- Source material:
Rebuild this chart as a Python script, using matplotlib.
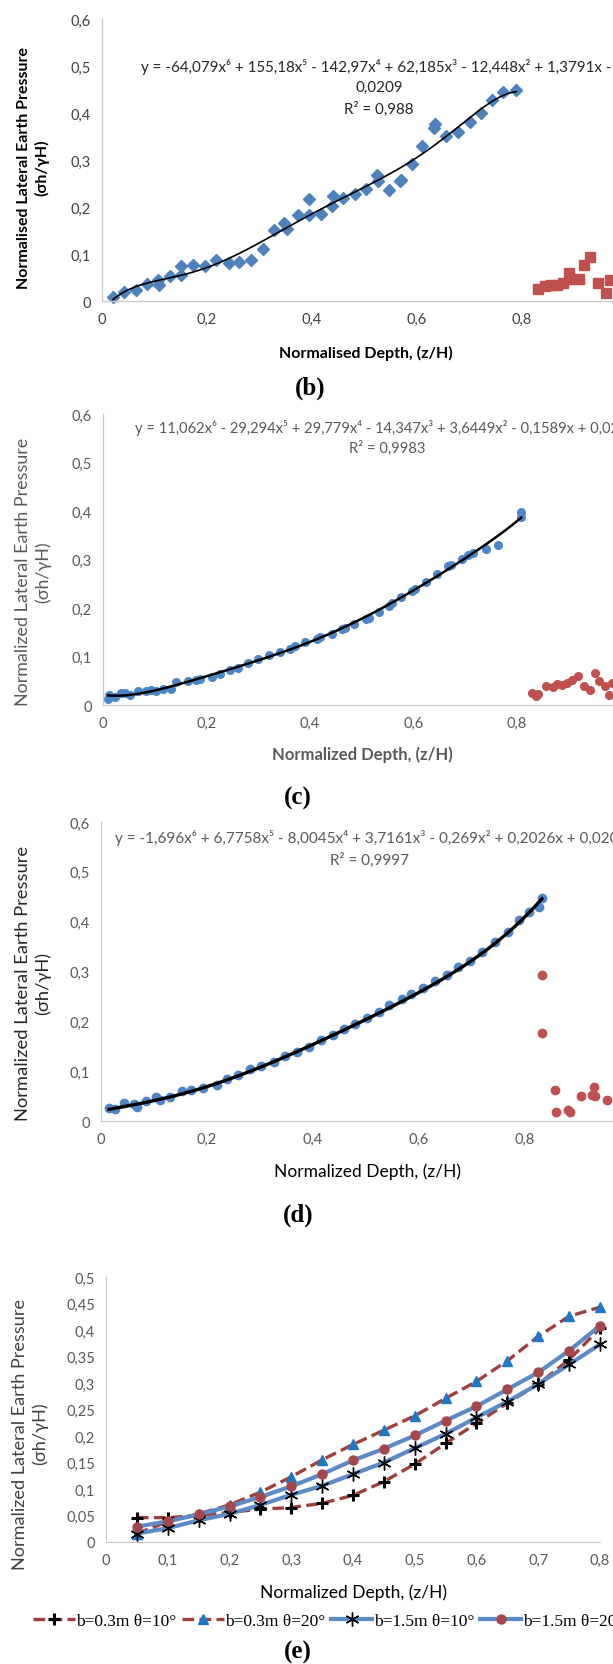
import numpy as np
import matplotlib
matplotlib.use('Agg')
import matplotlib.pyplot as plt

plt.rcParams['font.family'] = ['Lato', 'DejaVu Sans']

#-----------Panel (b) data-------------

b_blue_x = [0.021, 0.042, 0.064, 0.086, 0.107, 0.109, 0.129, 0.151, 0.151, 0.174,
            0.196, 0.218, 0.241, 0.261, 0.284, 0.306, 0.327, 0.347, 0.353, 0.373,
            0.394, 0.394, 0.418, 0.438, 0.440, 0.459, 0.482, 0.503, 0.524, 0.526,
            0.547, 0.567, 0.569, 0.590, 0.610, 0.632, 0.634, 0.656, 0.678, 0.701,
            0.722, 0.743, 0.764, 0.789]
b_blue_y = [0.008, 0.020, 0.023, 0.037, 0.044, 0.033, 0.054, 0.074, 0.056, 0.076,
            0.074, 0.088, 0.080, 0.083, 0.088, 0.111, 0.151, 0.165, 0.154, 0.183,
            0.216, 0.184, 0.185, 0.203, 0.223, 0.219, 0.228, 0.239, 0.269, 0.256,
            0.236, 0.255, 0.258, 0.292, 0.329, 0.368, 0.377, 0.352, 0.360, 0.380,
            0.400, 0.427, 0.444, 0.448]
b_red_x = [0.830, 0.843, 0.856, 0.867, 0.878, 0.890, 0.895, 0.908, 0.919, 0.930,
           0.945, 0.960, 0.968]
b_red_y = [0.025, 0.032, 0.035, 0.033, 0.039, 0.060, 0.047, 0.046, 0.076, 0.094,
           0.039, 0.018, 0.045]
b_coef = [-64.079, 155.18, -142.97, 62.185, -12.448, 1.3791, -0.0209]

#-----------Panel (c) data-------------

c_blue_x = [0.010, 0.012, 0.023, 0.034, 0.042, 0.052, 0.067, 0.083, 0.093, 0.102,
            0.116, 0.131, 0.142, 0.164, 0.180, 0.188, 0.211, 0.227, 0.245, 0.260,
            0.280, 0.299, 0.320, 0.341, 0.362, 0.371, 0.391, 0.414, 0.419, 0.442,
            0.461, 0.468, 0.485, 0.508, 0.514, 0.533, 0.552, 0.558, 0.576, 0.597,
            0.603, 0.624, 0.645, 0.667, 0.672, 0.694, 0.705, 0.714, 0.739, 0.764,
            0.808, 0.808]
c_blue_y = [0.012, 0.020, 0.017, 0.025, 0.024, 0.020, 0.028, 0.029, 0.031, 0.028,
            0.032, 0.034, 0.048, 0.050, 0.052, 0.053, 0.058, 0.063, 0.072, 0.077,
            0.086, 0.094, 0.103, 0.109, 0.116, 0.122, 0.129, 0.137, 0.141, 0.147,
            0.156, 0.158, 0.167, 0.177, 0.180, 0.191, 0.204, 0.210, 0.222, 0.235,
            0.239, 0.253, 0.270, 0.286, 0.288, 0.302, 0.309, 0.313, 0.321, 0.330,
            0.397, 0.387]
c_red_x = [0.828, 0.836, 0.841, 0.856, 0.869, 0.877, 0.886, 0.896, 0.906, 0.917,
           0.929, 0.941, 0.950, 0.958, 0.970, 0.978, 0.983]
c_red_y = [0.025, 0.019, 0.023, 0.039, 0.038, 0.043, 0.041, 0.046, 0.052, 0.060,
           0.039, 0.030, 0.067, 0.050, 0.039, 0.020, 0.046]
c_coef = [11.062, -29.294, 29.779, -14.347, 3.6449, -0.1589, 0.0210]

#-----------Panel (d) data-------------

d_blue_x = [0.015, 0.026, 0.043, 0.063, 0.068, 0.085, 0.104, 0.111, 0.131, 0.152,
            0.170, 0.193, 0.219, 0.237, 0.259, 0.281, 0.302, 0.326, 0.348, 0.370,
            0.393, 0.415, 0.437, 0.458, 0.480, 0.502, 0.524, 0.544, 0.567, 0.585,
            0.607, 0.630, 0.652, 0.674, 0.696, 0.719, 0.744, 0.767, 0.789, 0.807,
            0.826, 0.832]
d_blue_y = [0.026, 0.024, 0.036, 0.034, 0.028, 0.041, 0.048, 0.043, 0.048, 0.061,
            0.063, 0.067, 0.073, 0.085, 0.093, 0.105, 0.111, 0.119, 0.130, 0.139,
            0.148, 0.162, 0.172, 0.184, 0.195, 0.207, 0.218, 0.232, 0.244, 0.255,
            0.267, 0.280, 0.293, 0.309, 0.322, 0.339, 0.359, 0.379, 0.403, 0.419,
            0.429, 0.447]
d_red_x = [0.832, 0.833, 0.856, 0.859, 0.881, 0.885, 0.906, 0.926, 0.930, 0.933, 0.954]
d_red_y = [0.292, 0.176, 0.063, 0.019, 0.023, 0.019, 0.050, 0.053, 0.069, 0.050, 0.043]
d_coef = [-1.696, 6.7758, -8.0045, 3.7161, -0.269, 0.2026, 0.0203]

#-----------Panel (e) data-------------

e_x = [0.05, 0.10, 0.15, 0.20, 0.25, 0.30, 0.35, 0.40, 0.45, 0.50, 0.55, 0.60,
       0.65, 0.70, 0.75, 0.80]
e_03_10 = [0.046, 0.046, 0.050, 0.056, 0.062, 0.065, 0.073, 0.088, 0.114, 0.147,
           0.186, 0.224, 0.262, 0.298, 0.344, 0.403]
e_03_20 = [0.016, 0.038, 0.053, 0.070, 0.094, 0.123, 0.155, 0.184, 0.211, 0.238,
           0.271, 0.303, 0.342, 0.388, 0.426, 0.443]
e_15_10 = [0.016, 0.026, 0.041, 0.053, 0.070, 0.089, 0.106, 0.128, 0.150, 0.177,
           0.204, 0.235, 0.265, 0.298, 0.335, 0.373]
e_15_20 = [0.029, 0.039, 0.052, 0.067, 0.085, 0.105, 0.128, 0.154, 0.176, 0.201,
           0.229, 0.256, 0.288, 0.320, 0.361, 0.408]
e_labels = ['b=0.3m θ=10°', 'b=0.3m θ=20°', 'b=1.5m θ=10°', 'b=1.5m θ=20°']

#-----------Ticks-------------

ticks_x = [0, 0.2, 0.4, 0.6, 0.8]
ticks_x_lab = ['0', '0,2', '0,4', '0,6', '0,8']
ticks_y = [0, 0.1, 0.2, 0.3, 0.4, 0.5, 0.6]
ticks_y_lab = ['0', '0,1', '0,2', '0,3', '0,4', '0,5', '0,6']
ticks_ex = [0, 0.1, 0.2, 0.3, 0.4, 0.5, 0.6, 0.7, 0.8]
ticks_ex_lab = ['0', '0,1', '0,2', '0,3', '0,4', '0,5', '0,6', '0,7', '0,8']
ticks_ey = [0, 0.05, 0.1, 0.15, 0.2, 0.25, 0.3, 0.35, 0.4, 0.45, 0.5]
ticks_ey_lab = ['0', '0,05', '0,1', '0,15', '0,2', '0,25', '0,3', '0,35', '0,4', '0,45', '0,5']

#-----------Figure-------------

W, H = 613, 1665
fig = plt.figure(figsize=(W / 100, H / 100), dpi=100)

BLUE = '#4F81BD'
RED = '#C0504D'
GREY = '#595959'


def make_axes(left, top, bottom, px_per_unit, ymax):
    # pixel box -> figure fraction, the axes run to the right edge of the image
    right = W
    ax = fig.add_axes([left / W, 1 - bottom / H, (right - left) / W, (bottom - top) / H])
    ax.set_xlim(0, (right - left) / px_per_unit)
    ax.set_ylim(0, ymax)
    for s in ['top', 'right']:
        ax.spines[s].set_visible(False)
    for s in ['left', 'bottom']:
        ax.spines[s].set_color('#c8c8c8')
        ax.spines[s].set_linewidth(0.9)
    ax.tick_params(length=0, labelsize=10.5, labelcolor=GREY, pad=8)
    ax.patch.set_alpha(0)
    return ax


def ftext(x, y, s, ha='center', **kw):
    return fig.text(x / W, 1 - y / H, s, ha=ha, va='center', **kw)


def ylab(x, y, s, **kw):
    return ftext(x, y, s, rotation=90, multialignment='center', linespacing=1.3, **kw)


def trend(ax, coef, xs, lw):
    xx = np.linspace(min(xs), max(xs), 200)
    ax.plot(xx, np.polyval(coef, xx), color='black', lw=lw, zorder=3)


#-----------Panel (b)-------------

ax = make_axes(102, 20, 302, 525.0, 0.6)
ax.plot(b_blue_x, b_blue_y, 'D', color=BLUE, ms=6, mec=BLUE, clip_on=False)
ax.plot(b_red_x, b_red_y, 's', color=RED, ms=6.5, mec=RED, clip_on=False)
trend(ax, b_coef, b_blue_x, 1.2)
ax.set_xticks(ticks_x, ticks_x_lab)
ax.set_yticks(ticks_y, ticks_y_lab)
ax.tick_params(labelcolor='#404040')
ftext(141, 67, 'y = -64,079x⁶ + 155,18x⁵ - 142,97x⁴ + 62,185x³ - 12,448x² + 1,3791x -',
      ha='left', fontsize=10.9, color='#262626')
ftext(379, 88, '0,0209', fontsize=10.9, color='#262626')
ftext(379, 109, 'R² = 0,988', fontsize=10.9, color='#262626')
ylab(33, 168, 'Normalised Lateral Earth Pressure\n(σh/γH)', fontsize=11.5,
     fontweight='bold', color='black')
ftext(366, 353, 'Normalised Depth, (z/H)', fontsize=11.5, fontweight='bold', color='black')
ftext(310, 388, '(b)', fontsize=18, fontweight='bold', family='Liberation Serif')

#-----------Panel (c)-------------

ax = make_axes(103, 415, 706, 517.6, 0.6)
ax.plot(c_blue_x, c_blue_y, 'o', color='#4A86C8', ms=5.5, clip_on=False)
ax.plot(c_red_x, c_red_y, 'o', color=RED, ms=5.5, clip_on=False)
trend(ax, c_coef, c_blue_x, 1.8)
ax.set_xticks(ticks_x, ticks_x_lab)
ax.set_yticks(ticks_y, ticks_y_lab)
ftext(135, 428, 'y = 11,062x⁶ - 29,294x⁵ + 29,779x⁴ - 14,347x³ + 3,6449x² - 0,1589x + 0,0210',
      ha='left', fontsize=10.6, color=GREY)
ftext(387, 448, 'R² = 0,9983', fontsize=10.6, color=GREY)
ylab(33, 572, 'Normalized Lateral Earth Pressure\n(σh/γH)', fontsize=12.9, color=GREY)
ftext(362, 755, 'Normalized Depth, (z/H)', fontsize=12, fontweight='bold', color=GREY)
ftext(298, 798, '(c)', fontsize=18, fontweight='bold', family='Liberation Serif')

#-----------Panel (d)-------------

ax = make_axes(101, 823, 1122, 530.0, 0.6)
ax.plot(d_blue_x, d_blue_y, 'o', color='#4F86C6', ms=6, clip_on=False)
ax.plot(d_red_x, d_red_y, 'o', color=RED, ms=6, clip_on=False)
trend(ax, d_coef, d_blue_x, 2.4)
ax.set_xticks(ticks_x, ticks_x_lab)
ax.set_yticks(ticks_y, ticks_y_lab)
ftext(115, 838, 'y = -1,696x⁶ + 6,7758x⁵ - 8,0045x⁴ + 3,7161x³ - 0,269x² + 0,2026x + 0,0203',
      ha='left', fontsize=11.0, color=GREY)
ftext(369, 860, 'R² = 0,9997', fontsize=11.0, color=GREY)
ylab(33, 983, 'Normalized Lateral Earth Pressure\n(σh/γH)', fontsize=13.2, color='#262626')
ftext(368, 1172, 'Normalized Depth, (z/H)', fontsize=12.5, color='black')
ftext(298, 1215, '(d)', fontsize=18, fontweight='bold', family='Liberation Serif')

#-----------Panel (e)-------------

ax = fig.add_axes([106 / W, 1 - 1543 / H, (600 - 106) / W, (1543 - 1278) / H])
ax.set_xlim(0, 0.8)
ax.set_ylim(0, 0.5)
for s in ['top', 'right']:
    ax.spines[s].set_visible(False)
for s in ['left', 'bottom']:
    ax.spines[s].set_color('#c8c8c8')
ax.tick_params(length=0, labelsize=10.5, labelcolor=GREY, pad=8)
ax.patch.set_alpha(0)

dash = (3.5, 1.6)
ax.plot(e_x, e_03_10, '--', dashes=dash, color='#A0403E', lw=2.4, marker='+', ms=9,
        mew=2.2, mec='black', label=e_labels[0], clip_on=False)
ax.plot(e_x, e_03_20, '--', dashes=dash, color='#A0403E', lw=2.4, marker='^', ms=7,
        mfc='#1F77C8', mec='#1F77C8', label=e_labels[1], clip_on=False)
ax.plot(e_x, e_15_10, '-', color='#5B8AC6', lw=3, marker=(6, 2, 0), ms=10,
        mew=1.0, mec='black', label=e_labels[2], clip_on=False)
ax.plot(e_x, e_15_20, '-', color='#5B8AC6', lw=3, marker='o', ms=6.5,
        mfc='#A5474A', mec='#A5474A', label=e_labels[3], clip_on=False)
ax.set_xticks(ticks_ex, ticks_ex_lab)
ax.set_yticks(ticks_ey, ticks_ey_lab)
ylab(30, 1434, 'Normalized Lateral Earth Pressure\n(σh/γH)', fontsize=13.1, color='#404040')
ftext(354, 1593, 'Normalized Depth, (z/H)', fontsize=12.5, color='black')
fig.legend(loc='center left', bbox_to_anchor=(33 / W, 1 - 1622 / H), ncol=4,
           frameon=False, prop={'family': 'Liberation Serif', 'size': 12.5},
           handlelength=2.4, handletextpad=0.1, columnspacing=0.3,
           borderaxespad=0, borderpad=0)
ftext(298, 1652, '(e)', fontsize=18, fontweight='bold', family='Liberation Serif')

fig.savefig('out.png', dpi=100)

- What is required: From the listing, copy each line containing the word "matplotlib".

- Written answer:
Rebuild this chart as a Python script, using matplotlib.
import matplotlib
matplotlib.use('Agg')
import matplotlib.pyplot as plt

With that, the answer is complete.